The Bad Side of Soy

Recently in the news there have been articles decrying the benefits of soy. Some news stories even lay claim that soy and new soy products are harmful and not beneficial at all. The claims range from the potential damaging effects of soy formula given to many infants and toddlers to soy consumption causing early puberty in children to soy disrupting the function of the thyroid gland. I have even heard, though not seen credible published reports, that too much soy consumption can cause heart trouble, not prevent it or aid in the healthy functioning of the heart as doctors and other scientists say it does. These types of rumours or speculation, while taken in context by me and most other long-term vegetarians or users of soy, can be confusing and disturbing to new users of soy products who desire to improve their health.

The debate concerning the possible bad side to soy products is not especially surprising. Any health claim is open to questioning and controversy. Before soy can truly be declared a “wonder food”, it has to stand before debate and questioning, and any possible negative side effects should be carefully explored and explained. It is also something to note that many food companies are exploiting consumers’ perception that soy is a health food by putting a meager amount of it in just about anything. To some consumers, who merely heard on the news that soy is good for your health, a chocolate-covered granola bar full of processed sugar and preservatives will protect him or her from heart disease because it is stamped on the label: Contains Soy! or some similar claim.

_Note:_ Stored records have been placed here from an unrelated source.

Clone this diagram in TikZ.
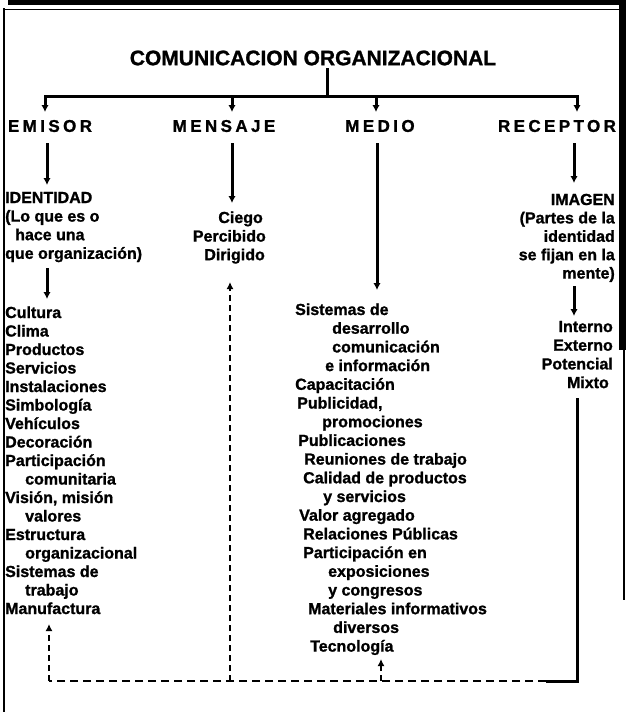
\documentclass[tikz,border=0pt]{standalone}
\usepackage{fontspec}
\setmainfont{Liberation Sans}[BoldFeatures={FakeBold=1.2}]
\usetikzlibrary{arrows.meta}
\begin{document}
\begin{tikzpicture}[x=1pt,y=-1pt,
  txt/.style={inner sep=0pt,font=\fontsize{16}{18.5}\selectfont\bfseries},
  lab/.style={inner sep=0pt,font=\fontsize{17}{18}\selectfont\bfseries\addfontfeature{LetterSpace=20}},
  ttl/.style={inner sep=0pt,font=\fontsize{21}{24}\selectfont\bfseries},
  ln/.style={line width=3pt},
  arr/.style={ln,-{Latex[length=7pt,width=7.5pt]}},
  dsh/.style={line width=2pt,dash pattern=on 8pt off 5pt},
  vdsh/.style={line width=1.4pt,dash pattern=on 6pt off 4pt,-{Latex[length=7pt,width=7pt]}}]
\useasboundingbox (0,0) rectangle (626,712);
% frame
\fill (8,0) rectangle (626,5);
\draw[line width=1pt] (4,9) -- (619,9);
\draw[line width=1.8pt] (4,8) -- (4,712);
\fill (619,0) rectangle (626,350);
\draw[line width=1.5pt] (624,350) -- (624,600);
% title
\node[ttl] (title) at (313,58) {COMUNICACION ORGANIZACIONAL};
\coordinate (stemT) at (327,68);
\coordinate (stemB) at (327,96);
\coordinate (bL) at (45,96);
\coordinate (bR) at (577,96);
\coordinate (bM1) at (232,96);
\coordinate (bM2) at (376,96);
\draw[ln] (stemT) -- (stemB);
\draw[ln,line cap=rect] (bL) -- (bR);
% labels
\node[lab] (emisor) at (50,126) {EMISOR};
\node[lab] (mensaje) at (224,126) {MENSAJE};
\node[lab] (medio) at (380,126) {MEDIO};
\node[lab] (receptor) at (557,126) {RECEPTOR};
\coordinate (tE) at (45,112);
\coordinate (tM1) at (232,112);
\coordinate (tM2) at (376,112);
\coordinate (tR) at (577,112);
\draw[arr] (bL) -- (tE);
\draw[arr] (bM1) -- (tM1);
\draw[arr] (bM2) -- (tM2);
\draw[arr] (bR) -- (tR);
% EMISOR column
\foreach \x/\t [count=\i from 0] in {5/IDENTIDAD,5/{(Lo que es o},15/{hace una},5/{que organización)}}
  \node[txt,anchor=base west] (id\i) at (\x,203+18.6*\i) {\t};
\foreach \x/\t [count=\i from 0] in {5/Cultura,5/Clima,5/Productos,5/Servicios,5/Instalaciones,5/Simbología,5/Vehículos,5/Decoración,5/Participación,25/comunitaria,5/{Visión, misión},25/valores,5/Estructura,25/organizacional,5/{Sistemas de},25/trabajo,5/Manufactura}
  \node[txt,anchor=base west] (em\i) at (\x,318+18.5*\i) {\t};
\coordinate (eA) at (47,143);
\coordinate (eB) at (47,185);
\draw[arr] (eA) -- (eB);
\coordinate (iA) at (47,268);
\coordinate (iB) at (47,299);
\draw[arr] (iA) -- (iB);
% MENSAJE column
\node[txt,anchor=base east] (ms1) at (263,223) {Ciego};
\node[txt,anchor=base east] (ms2) at (266,241.6) {Percibido};
\node[txt,anchor=base east] (ms3) at (265,260.2) {Dirigido};
\coordinate (mA) at (232,143);
\coordinate (mB) at (232,203);
\draw[arr] (mA) -- (mB);
% MEDIO column
\foreach \x/\t [count=\i from 0] in {295/{Sistemas de},332/desarrollo,332/comunicación,325/{e información},295/Capacitación,297/{Publicidad,},322/promociones,298/Publicaciones,304/{Reuniones de trabajo},303/{Calidad de productos},323/{y servicios},299/{Valor agregado},303/{Relaciones Públicas},303/{Participación en},328/exposiciones,328/{y congresos},308/{Materiales informativos},333/diversos,310/Tecnología}
  \node[txt,anchor=base west] (md\i) at (\x,315+18.7*\i) {\t};
\coordinate (dA) at (377,143);
\coordinate (dB) at (377,290);
\draw[arr] (dA) -- (dB);
% RECEPTOR column
\foreach \t [count=\i from 0] in {IMAGEN,{(Partes de la},identidad,{se fijan en la},mente)}
  \node[txt,anchor=base east] (im\i) at (615,205+18.4*\i) {\t};
\node[txt,anchor=base east] (rc1) at (613,332) {Interno};
\node[txt,anchor=base east] (rc2) at (613,350.7) {Externo};
\node[txt,anchor=base east] (rc3) at (613,369.4) {Potencial};
\node[txt,anchor=base east] (rc4) at (609,388.1) {Mixto};
\coordinate (rA) at (574,143);
\coordinate (rB) at (574,183);
\draw[arr] (rA) -- (rB);
\coordinate (gA) at (574,286);
\coordinate (gB) at (574,316);
\draw[arr] (gA) -- (gB);
% return loop
\coordinate (xA) at (577,398);
\coordinate (xB) at (577,681);
\coordinate (xC) at (546,681);
\coordinate (xD) at (49,681);
\coordinate (xE) at (49,624);
\coordinate (yA) at (230,681);
\coordinate (yB) at (230,282);
\coordinate (zA) at (381,681);
\coordinate (zB) at (381,659);
\draw[ln,line join=miter] (xA) -- (xB) -- (xC);
\draw[dsh] (xC) -- (xD);
\draw[vdsh,line width=1.8pt] (xD) -- (xE);
\draw[vdsh] (yA) -- (yB);
\draw[vdsh] (zA) -- (zB);
\end{tikzpicture}
\end{document}
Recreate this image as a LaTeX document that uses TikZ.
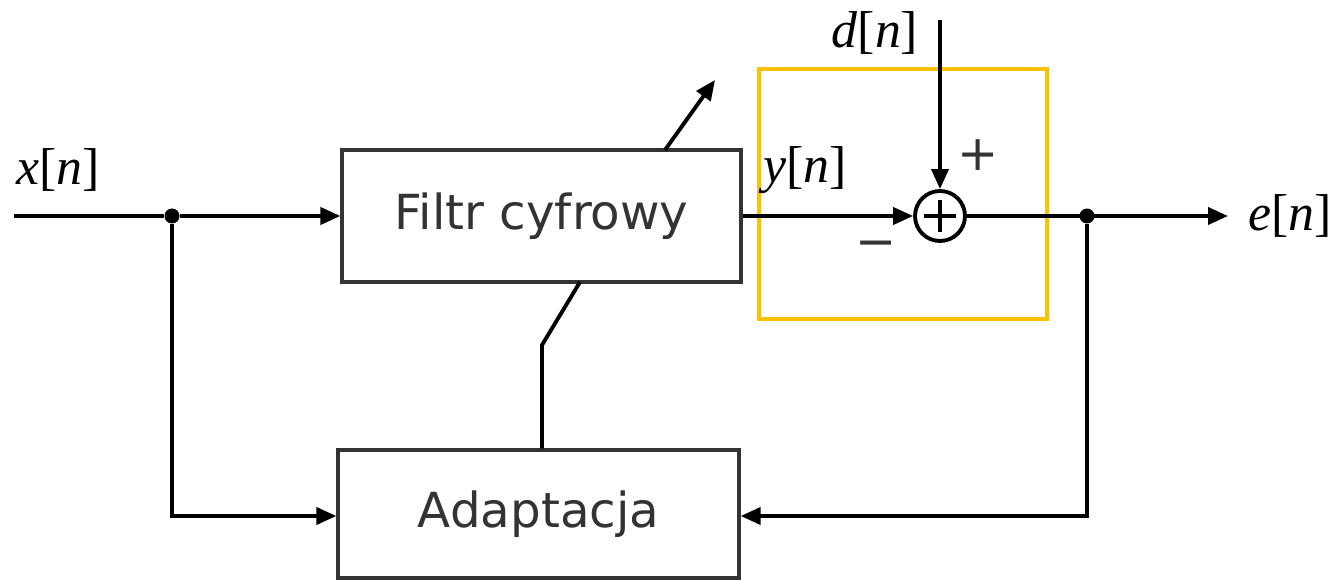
\documentclass[tikz,border=0pt]{standalone}
\usepackage{fontspec}
\setmainfont{Liberation Serif}
\newfontfamily\blockfont{DejaVu Sans}
\usetikzlibrary{arrows.meta}
\definecolor{ramka}{RGB}{255,192,0}
\definecolor{ciemny}{RGB}{51,51,51}
\newcommand{\sig}[1]{\textit{#1}[\textit{n}]}
\tikzset{
  blok/.style={draw=ciemny,line width=1.9pt,text=ciemny,font=\blockfont\fontsize{27.5}{30}\selectfont},
  sygnal/.style={font=\fontsize{29.5}{33}\selectfont,inner sep=0pt},
  strz/.style={line width=2.2pt,-{Triangle[length=0.4cm,width=0.34cm]}},
  linia/.style={line width=2.2pt},
  kropka/.style={circle,fill,inner sep=0pt,minimum size=0.3cm}
}
\begin{document}
\begin{tikzpicture}[x=0.02cm,y=-0.02cm]
   \useasboundingbox (0,0) rectangle (1335,580);
   % bloki
   \node[blok,minimum width=7.98cm,minimum height=2.64cm] (filtr) at (541.5,216) {Filtr cyfrowy};
   \node[blok,minimum width=8.02cm,minimum height=2.56cm] (adapt) at (538.5,514) {Adaptacja};
   \draw[ramka,line width=2.2pt] (759,69) rectangle (1047,319);
   \node[draw,circle,line width=2.2pt,minimum size=1cm,inner sep=0pt] (suma) at (940,216) {};
   \draw[line width=2pt] ([xshift=-0.32cm]suma.center) -- ([xshift=0.32cm]suma.center)
        ([yshift=-0.32cm]suma.center) -- ([yshift=0.32cm]suma.center);
   % punkty
   \coordinate (we) at (14,216);
   \coordinate (wy) at (1228,216);
   \coordinate (dg) at (940,20);
   \node[kropka] (k1) at (172,216) {};
   \node[kropka] (k2) at (1087,216) {};
   \coordinate (k1d) at (172,516);
   \coordinate (k2d) at (1087,516);
   \coordinate (z1) at (542,345);
   \coordinate (z2) at (580,282);
   \coordinate (z3) at (665,150);
   \coordinate (z4) at (715,80);
   % polaczenia
   \draw[linia] (we) -- (k1);
   \draw[strz] (k1) -- (filtr.west);
   \draw[strz] (filtr.east) -- (suma.west);
   \draw[strz] (dg) -- (suma.north);
   \draw[strz] (suma.east) -- (wy);
   \draw[strz] (k1) -- (k1d) -- (adapt.west |- k1d);
   \draw[strz] (k2) -- (k2d) -- (adapt.east |- k2d);
   \draw[linia,line join=miter] (adapt.north -| z1) -- (z1) -- (z2);
   \draw[strz] (z3) -- (z4);
   % etykiety
   \foreach \p/\s/\n in {58/170/x, 805/170/y, 875/33/d, 1290/216/e}
     \node[sygnal] (sig-\n) at (\p,\s) {\sig{\n}};
   \node[font=\blockfont\fontsize{28}{32}\selectfont,text=ciemny] (plus) at (978,155) {+};
   \node[font=\blockfont\fontsize{28}{32}\selectfont,text=ciemny] (minus) at (876,250) {\char"2212};
\end{tikzpicture}
\end{document}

Doctors and scientists need to do a better job of explaining how soy works in the human body, what ways it is beneficial and in what circumstances it could be harmful. Soy by itself is not a wonder food drug, but an interaction of soy with different kinds of foods, a complete diet, that can be very beneficial to the body. This is whole soy I am talking about, such as tofu or soymilk or soy protein. Some marketers of soy are merely taking out components of soy products, such as isoflavones, and selling them as pill supplements to menopausal women and/or middle-aged men with heart disease. These components do not act in the body the same way that whole soy products do, which causes problems and leads people to believe that soy has a harmful side.

I urge anyone interested in the benefits of soy foods to do their homework. Talk to your physician before taking any soy supplements, and use soy additives/components sparingly. Stick with whole foods such as tofu, soymilk, and soybeans. Other good soy foods include tempeh, soy flour, miso, and textured soy protein.